Stated goal: Write out the entire listing below exactly as it appears, minus any pictures.

Recorded data:
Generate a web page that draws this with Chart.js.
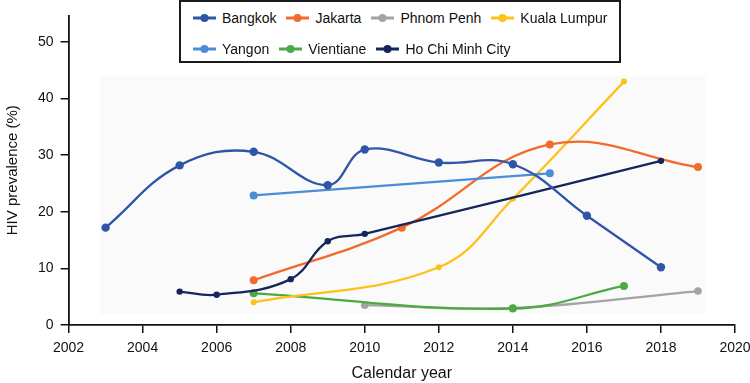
<!DOCTYPE html>
<html>
<head>
<meta charset="utf-8">
<script src="https://cdn.jsdelivr.net/npm/chart.js@4/dist/chart.umd.min.js"></script>
<style>
  html, body { margin: 0; padding: 0; background: #fff; }
  #wrap { position: relative; width: 750px; height: 383px; overflow: hidden; font-family: "Liberation Sans", Arial, sans-serif; }
  #c { position: absolute; left: 0; top: 0; }
  #legend {
    position: absolute; left: 179px; top: 0px;
    border: 2px solid #1a1a1a; background: #fff;
    display: flex; flex-wrap: wrap; align-content: flex-start;
    padding: 0 0 0 12px; box-sizing: border-box; width: 442px; height: 63px;
  }
  .li { display: flex; align-items: center; height: 31px; margin-right: 10px; font-size: 14px; color: #111; white-space: nowrap; }
  .li svg { margin-right: 6px; }
  .row { display: flex; width: 100%; }
</style>
</head>
<body>
<div id="wrap">
  <canvas id="c" width="750" height="383"></canvas>
  <div id="legend"></div>
</div>
<script>
// ---- Data ----
const seriesNames = ["Bangkok", "Jakarta", "Phnom Penh", "Kuala Lumpur", "Yangon", "Vientiane", "Ho Chi Minh City"];

const bangkokYears = [2003, 2005, 2007, 2009, 2010, 2012, 2014, 2016, 2018];
const bangkokValues = [17.2, 28.2, 30.6, 24.7, 31.0, 28.7, 28.4, 19.3, 10.2];

const jakartaYears = [2007, 2011, 2015, 2019];
const jakartaValues = [7.9, 17.2, 31.9, 27.9];

const phnomPenhYears = [2010, 2014, 2019];
const phnomPenhValues = [3.5, 3.0, 6.0];

const kualaLumpurYears = [2007, 2012, 2014, 2017];
const kualaLumpurValues = [4.0, 10.2, 22.3, 43.0];

const yangonYears = [2007, 2015];
const yangonValues = [22.9, 26.8];

const vientianeYears = [2007, 2014, 2017];
const vientianeValues = [5.6, 2.9, 6.9];

const hcmcYears = [2005, 2006, 2008, 2009, 2010, 2018];
const hcmcValues = [5.9, 5.35, 8.1, 14.8, 16.1, 29.0];

const xTickValues = [2002, 2004, 2006, 2008, 2010, 2012, 2014, 2016, 2018, 2020];
const yTickValues = [0, 10, 20, 30, 40, 50];

// ---- Styling ----
const colors = ["#2f55a6", "#f26b2c", "#a3a3a3", "#fdc21a", "#4a8ed6", "#4da944", "#15265c"];
const pointRadii = [4.2, 4, 3.8, 3, 4, 4, 3.2];

function pts(xs, ys) { return xs.map((x, i) => ({ x: x, y: ys[i] })); }
const seriesData = [
  pts(bangkokYears, bangkokValues),
  pts(jakartaYears, jakartaValues),
  pts(phnomPenhYears, phnomPenhValues),
  pts(kualaLumpurYears, kualaLumpurValues),
  pts(yangonYears, yangonValues),
  pts(vientianeYears, vientianeValues),
  pts(hcmcYears, hcmcValues)
];

const drawOrder = [2, 5, 3, 1, 4, 6, 0];

const datasets = seriesNames.map((name, i) => ({
  label: name,
  data: seriesData[i],
  borderColor: colors[i],
  backgroundColor: colors[i],
  pointBackgroundColor: colors[i],
  pointBorderColor: colors[i],
  pointRadius: pointRadii[i],
  pointBorderWidth: 0,
  borderWidth: 2.3,
  tension: 0.4,
  fill: false,
  order: drawOrder.length - drawOrder.indexOf(i)
}));

// faint plot panel (extent in data units)
const panelX = [2002.86, 2019.2];
const panelY = [1.95, 44.1];
const panelPlugin = {
  id: 'panel',
  beforeDatasetsDraw(chart) {
    const { ctx, scales: { x, y } } = chart;
    const x0 = x.getPixelForValue(panelX[0]), x1 = x.getPixelForValue(panelX[1]);
    const y0 = y.getPixelForValue(panelY[1]), y1 = y.getPixelForValue(panelY[0]);
    ctx.save();
    ctx.fillStyle = '#fafafb';
    ctx.fillRect(x0, y0, x1 - x0, y1 - y0);
    ctx.restore();
  }
};

Chart.defaults.font.family = '"Liberation Sans", Arial, sans-serif';
Chart.defaults.color = '#111';

new Chart(document.getElementById('c'), {
  type: 'line',
  data: { datasets: datasets },
  options: {
    responsive: false,
    animation: false,
    layout: { padding: { left: 4, top: 14, right: 0, bottom: 0 } },
    plugins: { legend: { display: false }, tooltip: { enabled: false } },
    scales: {
      x: {
        type: 'linear',
        min: 2002, max: 2020,
        afterBuildTicks(s) { s.ticks = xTickValues.map(v => ({ value: v })); },
        afterFit(s) { s.paddingRight = 15; },
        ticks: { font: { size: 14 }, color: '#111', padding: 7, maxRotation: 0, callback: v => String(v) },
        grid: { display: true, drawOnChartArea: false, drawTicks: true, tickLength: 8, color: '#111', lineWidth: 1.5 },
        border: { display: true, color: '#111', width: 1.8 },
        title: { display: true, text: 'Calendar year', font: { size: 16 }, color: '#111', padding: { top: 0, bottom: 0 } }
      },
      y: {
        type: 'linear',
        min: 0, max: 54.7,
        afterBuildTicks(s) { s.ticks = yTickValues.map(v => ({ value: v })); },
        ticks: { font: { size: 14 }, color: '#111', padding: 7, callback: v => String(v) },
        grid: { display: true, drawOnChartArea: false, drawTicks: true, tickLength: 8, color: '#111', lineWidth: 1.5 },
        border: { display: true, color: '#111', width: 1.8 },
        title: { display: true, text: 'HIV prevalence (%)', font: { size: 15 }, color: '#111', padding: { top: 0, bottom: 9 } }
      }
    }
  },
  plugins: [panelPlugin]
});

// ---- HTML legend built from the datasets ----
const legendRows = [[0, 1, 2, 3], [4, 5, 6]];
const legendEl = document.getElementById('legend');
legendRows.forEach(row => {
  const r = document.createElement('div');
  r.className = 'row';
  row.forEach(i => {
    const item = document.createElement('div');
    item.className = 'li';
    item.innerHTML = '<svg width="23" height="10"><line x1="0" y1="5" x2="23" y2="5" stroke="' + colors[i] +
      '" stroke-width="3"/><circle cx="11.5" cy="5" r="4" fill="' + colors[i] + '"/></svg>';
    const t = document.createElement('span');
    t.textContent = seriesNames[i];
    item.appendChild(t);
    r.appendChild(item);
  });
  legendEl.appendChild(r);
});
</script>
</body>
</html>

The answer:
Generate a web page that draws this with Chart.js.
<!DOCTYPE html>
<html>
<head>
<meta charset="utf-8">
<script src="https://cdn.jsdelivr.net/npm/chart.js@4/dist/chart.umd.min.js"></script>
<style>
  html, body { margin: 0; padding: 0; background: #fff; }
  #wrap { position: relative; width: 750px; height: 383px; overflow: hidden; font-family: "Liberation Sans", Arial, sans-serif; }
  #c { position: absolute; left: 0; top: 0; }
  #legend {
    position: absolute; left: 179px; top: 0px;
    border: 2px solid #1a1a1a; background: #fff;
    display: flex; flex-wrap: wrap; align-content: flex-start;
    padding: 0 0 0 12px; box-sizing: border-box; width: 442px; height: 63px;
  }
  .li { display: flex; align-items: center; height: 31px; margin-right: 10px; font-size: 14px; color: #111; white-space: nowrap; }
  .li svg { margin-right: 6px; }
  .row { display: flex; width: 100%; }
</style>
</head>
<body>
<div id="wrap">
  <canvas id="c" width="750" height="383"></canvas>
  <div id="legend"></div>
</div>
<script>
// ---- Data ----
const seriesNames = ["Bangkok", "Jakarta", "Phnom Penh", "Kuala Lumpur", "Yangon", "Vientiane", "Ho Chi Minh City"];

const bangkokYears = [2003, 2005, 2007, 2009, 2010, 2012, 2014, 2016, 2018];
const bangkokValues = [17.2, 28.2, 30.6, 24.7, 31.0, 28.7, 28.4, 19.3, 10.2];

const jakartaYears = [2007, 2011, 2015, 2019];
const jakartaValues = [7.9, 17.2, 31.9, 27.9];

const phnomPenhYears = [2010, 2014, 2019];
const phnomPenhValues = [3.5, 3.0, 6.0];

const kualaLumpurYears = [2007, 2012, 2014, 2017];
const kualaLumpurValues = [4.0, 10.2, 22.3, 43.0];

const yangonYears = [2007, 2015];
const yangonValues = [22.9, 26.8];

const vientianeYears = [2007, 2014, 2017];
const vientianeValues = [5.6, 2.9, 6.9];

const hcmcYears = [2005, 2006, 2008, 2009, 2010, 2018];
const hcmcValues = [5.9, 5.35, 8.1, 14.8, 16.1, 29.0];

const xTickValues = [2002, 2004, 2006, 2008, 2010, 2012, 2014, 2016, 2018, 2020];
const yTickValues = [0, 10, 20, 30, 40, 50];

// ---- Styling ----
const colors = ["#2f55a6", "#f26b2c", "#a3a3a3", "#fdc21a", "#4a8ed6", "#4da944", "#15265c"];
const pointRadii = [4.2, 4, 3.8, 3, 4, 4, 3.2];

function pts(xs, ys) { return xs.map((x, i) => ({ x: x, y: ys[i] })); }
const seriesData = [
  pts(bangkokYears, bangkokValues),
  pts(jakartaYears, jakartaValues),
  pts(phnomPenhYears, phnomPenhValues),
  pts(kualaLumpurYears, kualaLumpurValues),
  pts(yangonYears, yangonValues),
  pts(vientianeYears, vientianeValues),
  pts(hcmcYears, hcmcValues)
];

const drawOrder = [2, 5, 3, 1, 4, 6, 0];

const datasets = seriesNames.map((name, i) => ({
  label: name,
  data: seriesData[i],
  borderColor: colors[i],
  backgroundColor: colors[i],
  pointBackgroundColor: colors[i],
  pointBorderColor: colors[i],
  pointRadius: pointRadii[i],
  pointBorderWidth: 0,
  borderWidth: 2.3,
  tension: 0.4,
  fill: false,
  order: drawOrder.length - drawOrder.indexOf(i)
}));

// faint plot panel (extent in data units)
const panelX = [2002.86, 2019.2];
const panelY = [1.95, 44.1];
const panelPlugin = {
  id: 'panel',
  beforeDatasetsDraw(chart) {
    const { ctx, scales: { x, y } } = chart;
    const x0 = x.getPixelForValue(panelX[0]), x1 = x.getPixelForValue(panelX[1]);
    const y0 = y.getPixelForValue(panelY[1]), y1 = y.getPixelForValue(panelY[0]);
    ctx.save();
    ctx.fillStyle = '#fafafb';
    ctx.fillRect(x0, y0, x1 - x0, y1 - y0);
    ctx.restore();
  }
};

Chart.defaults.font.family = '"Liberation Sans", Arial, sans-serif';
Chart.defaults.color = '#111';

new Chart(document.getElementById('c'), {
  type: 'line',
  data: { datasets: datasets },
  options: {
    responsive: false,
    animation: false,
    layout: { padding: { left: 4, top: 14, right: 0, bottom: 0 } },
    plugins: { legend: { display: false }, tooltip: { enabled: false } },
    scales: {
      x: {
        type: 'linear',
        min: 2002, max: 2020,
        afterBuildTicks(s) { s.ticks = xTickValues.map(v => ({ value: v })); },
        afterFit(s) { s.paddingRight = 15; },
        ticks: { font: { size: 14 }, color: '#111', padding: 7, maxRotation: 0, callback: v => String(v) },
        grid: { display: true, drawOnChartArea: false, drawTicks: true, tickLength: 8, color: '#111', lineWidth: 1.5 },
        border: { display: true, color: '#111', width: 1.8 },
        title: { display: true, text: 'Calendar year', font: { size: 16 }, color: '#111', padding: { top: 0, bottom: 0 } }
      },
      y: {
        type: 'linear',
        min: 0, max: 54.7,
        afterBuildTicks(s) { s.ticks = yTickValues.map(v => ({ value: v })); },
        ticks: { font: { size: 14 }, color: '#111', padding: 7, callback: v => String(v) },
        grid: { display: true, drawOnChartArea: false, drawTicks: true, tickLength: 8, color: '#111', lineWidth: 1.5 },
        border: { display: true, color: '#111', width: 1.8 },
        title: { display: true, text: 'HIV prevalence (%)', font: { size: 15 }, color: '#111', padding: { top: 0, bottom: 9 } }
      }
    }
  },
  plugins: [panelPlugin]
});

// ---- HTML legend built from the datasets ----
const legendRows = [[0, 1, 2, 3], [4, 5, 6]];
const legendEl = document.getElementById('legend');
legendRows.forEach(row => {
  const r = document.createElement('div');
  r.className = 'row';
  row.forEach(i => {
    const item = document.createElement('div');
    item.className = 'li';
    item.innerHTML = '<svg width="23" height="10"><line x1="0" y1="5" x2="23" y2="5" stroke="' + colors[i] +
      '" stroke-width="3"/><circle cx="11.5" cy="5" r="4" fill="' + colors[i] + '"/></svg>';
    const t = document.createElement('span');
    t.textContent = seriesNames[i];
    item.appendChild(t);
    r.appendChild(item);
  });
  legendEl.appendChild(r);
});
</script>
</body>
</html>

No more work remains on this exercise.